Two sisters, Rita and Chhobi, single, shut themselves in their apartment after their father’s death. The only third person is their pet dog Lucy. But Lucy also dies and a series of misadventures follow these two deaths. This leads to the two women shutting themselves up within the four walls of their home. It is a different home where one of the walls develops a crack and a sapling begins to grow within the crack, grows into a tree with branches and spreads across the apartment. Birds come and sit on the branches and this turns into a different kind of world and space for Rita and Chhobi portrayed by Ananya Chatterjee, a National award-winning actress and Tannishtha Chatterjee, who also has won awards for her acting. Kulbhushan Kharbanda plays the father of the two women.

There is another character named Bunty, a young boy in the neighbourhood, who constantly teases the two women making their lives miserable. But he is also the only one who notices that they have suddenly become invisible while the rest of the world is just not bothered. He tries to poke them, make them angry like earlier but fails. His innovative attempts to make the sisters react continues, now without his friends’ support till the end. So ironically, Bunty becomes the only bridge for the two women to the outside world.

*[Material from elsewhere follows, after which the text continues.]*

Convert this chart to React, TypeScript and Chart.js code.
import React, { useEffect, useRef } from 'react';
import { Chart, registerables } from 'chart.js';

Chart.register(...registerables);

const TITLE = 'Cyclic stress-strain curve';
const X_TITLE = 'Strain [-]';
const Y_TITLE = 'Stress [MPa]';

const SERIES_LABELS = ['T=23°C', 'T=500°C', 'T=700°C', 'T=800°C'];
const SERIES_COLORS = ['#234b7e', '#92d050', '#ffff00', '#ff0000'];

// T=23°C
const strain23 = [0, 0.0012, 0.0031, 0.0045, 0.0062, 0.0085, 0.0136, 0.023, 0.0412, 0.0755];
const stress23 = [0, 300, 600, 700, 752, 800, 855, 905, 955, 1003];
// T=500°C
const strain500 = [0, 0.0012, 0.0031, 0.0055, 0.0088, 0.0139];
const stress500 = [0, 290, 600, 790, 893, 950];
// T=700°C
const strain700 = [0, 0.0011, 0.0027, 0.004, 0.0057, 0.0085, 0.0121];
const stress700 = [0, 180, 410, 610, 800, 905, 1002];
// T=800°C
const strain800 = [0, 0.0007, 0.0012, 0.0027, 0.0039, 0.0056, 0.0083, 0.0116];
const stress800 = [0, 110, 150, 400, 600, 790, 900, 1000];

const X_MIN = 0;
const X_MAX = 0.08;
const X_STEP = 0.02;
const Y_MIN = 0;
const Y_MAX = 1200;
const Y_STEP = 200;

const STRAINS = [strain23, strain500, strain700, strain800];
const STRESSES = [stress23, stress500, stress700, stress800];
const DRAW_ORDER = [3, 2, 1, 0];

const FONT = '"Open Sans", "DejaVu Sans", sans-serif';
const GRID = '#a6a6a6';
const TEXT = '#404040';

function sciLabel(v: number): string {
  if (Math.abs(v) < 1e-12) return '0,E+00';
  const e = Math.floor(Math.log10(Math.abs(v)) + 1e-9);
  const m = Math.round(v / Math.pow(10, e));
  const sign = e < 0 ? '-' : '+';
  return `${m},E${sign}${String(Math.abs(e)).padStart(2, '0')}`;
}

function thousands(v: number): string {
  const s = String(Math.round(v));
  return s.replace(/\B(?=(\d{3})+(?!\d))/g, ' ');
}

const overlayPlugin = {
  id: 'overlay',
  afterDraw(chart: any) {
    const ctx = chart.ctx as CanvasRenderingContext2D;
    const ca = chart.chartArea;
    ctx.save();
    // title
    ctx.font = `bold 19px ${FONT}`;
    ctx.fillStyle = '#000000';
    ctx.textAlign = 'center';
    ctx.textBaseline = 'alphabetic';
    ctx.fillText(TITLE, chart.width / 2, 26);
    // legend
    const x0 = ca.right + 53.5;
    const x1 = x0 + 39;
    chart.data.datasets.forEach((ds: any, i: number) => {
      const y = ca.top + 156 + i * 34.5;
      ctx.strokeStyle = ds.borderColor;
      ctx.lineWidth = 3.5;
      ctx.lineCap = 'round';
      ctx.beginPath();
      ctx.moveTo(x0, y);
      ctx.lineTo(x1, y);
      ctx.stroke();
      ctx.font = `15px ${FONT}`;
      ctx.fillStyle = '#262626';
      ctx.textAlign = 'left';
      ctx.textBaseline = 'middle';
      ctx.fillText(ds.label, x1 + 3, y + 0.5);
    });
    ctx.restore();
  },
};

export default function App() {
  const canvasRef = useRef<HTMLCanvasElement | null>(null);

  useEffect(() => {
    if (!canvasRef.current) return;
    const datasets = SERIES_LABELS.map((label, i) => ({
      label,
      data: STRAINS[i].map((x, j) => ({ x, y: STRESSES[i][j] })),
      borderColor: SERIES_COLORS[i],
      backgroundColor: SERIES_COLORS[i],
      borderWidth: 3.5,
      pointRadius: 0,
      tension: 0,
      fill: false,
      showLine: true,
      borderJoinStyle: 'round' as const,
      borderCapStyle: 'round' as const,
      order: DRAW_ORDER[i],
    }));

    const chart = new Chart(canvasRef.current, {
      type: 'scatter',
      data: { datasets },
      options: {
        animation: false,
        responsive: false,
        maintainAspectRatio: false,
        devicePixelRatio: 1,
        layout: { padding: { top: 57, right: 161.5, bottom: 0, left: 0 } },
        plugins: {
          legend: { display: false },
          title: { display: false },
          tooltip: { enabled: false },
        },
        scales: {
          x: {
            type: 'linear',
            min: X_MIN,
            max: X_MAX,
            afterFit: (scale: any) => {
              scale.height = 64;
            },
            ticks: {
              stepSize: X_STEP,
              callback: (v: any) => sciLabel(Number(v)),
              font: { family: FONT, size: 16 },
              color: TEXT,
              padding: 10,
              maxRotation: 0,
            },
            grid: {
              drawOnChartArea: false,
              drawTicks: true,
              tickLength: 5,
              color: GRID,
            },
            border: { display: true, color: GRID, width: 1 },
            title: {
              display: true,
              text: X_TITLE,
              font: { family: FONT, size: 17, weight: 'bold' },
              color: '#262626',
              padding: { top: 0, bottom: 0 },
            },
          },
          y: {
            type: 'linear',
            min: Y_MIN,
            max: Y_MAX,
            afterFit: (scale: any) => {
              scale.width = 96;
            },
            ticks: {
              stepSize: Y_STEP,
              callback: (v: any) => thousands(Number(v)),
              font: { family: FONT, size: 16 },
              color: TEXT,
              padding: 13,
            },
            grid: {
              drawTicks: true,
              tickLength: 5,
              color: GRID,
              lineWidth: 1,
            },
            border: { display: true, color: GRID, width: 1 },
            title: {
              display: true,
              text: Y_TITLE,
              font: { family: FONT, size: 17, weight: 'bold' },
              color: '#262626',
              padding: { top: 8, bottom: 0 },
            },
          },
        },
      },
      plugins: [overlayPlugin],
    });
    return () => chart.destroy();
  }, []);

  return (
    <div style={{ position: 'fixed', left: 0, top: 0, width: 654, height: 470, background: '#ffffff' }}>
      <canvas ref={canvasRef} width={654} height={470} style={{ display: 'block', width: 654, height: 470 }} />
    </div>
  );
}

“The shell in which the sisters shut themselves slowly becomes a new space, enchanting and dynamic. Their life begins to open up and the limited, defined space of the two-bedroom flat is transformed into an unbounded, ever-changing world with many a story emanating from it. Rita and Chhoti, for the first time, talk about things they have consciously avoided before. The shell in which the sisters shut themselves up slowly becomes a new space, enchanting and dynamic,” Sohini elaborates.

Sohini has enriched the film with generous doses of fantasy and surrealism, presenting a real-life tragedy as a different journey into inner spaces of life, so different from the lives the two sisters led when their father was alive. They wrap themselves in Nature — the tree, its branches, the flowers blooming in it and birds flying in to sit on the branches, savouring the beauty of Nature for the first time in their lives.

Chhoti Moti Baatein, the only Indian film in the competitive section of the 20th Kolkata International Film Festival, is in a linear narrative. The treatment changes once the sisters finally shut themselves down. Slowly, elements of surrealism creep in. Sohini Dasgupta is overwhelmed by the reality of having two men, Dilip Chowdhury and Manoj Agarwal of Ganpati Entertainment, who agreed to produce her film. “They liked my concept, probably understood that I am not there to sell them a project with a bundle of lies but truly want to make a good cinema and finally produced my film,” she sums up.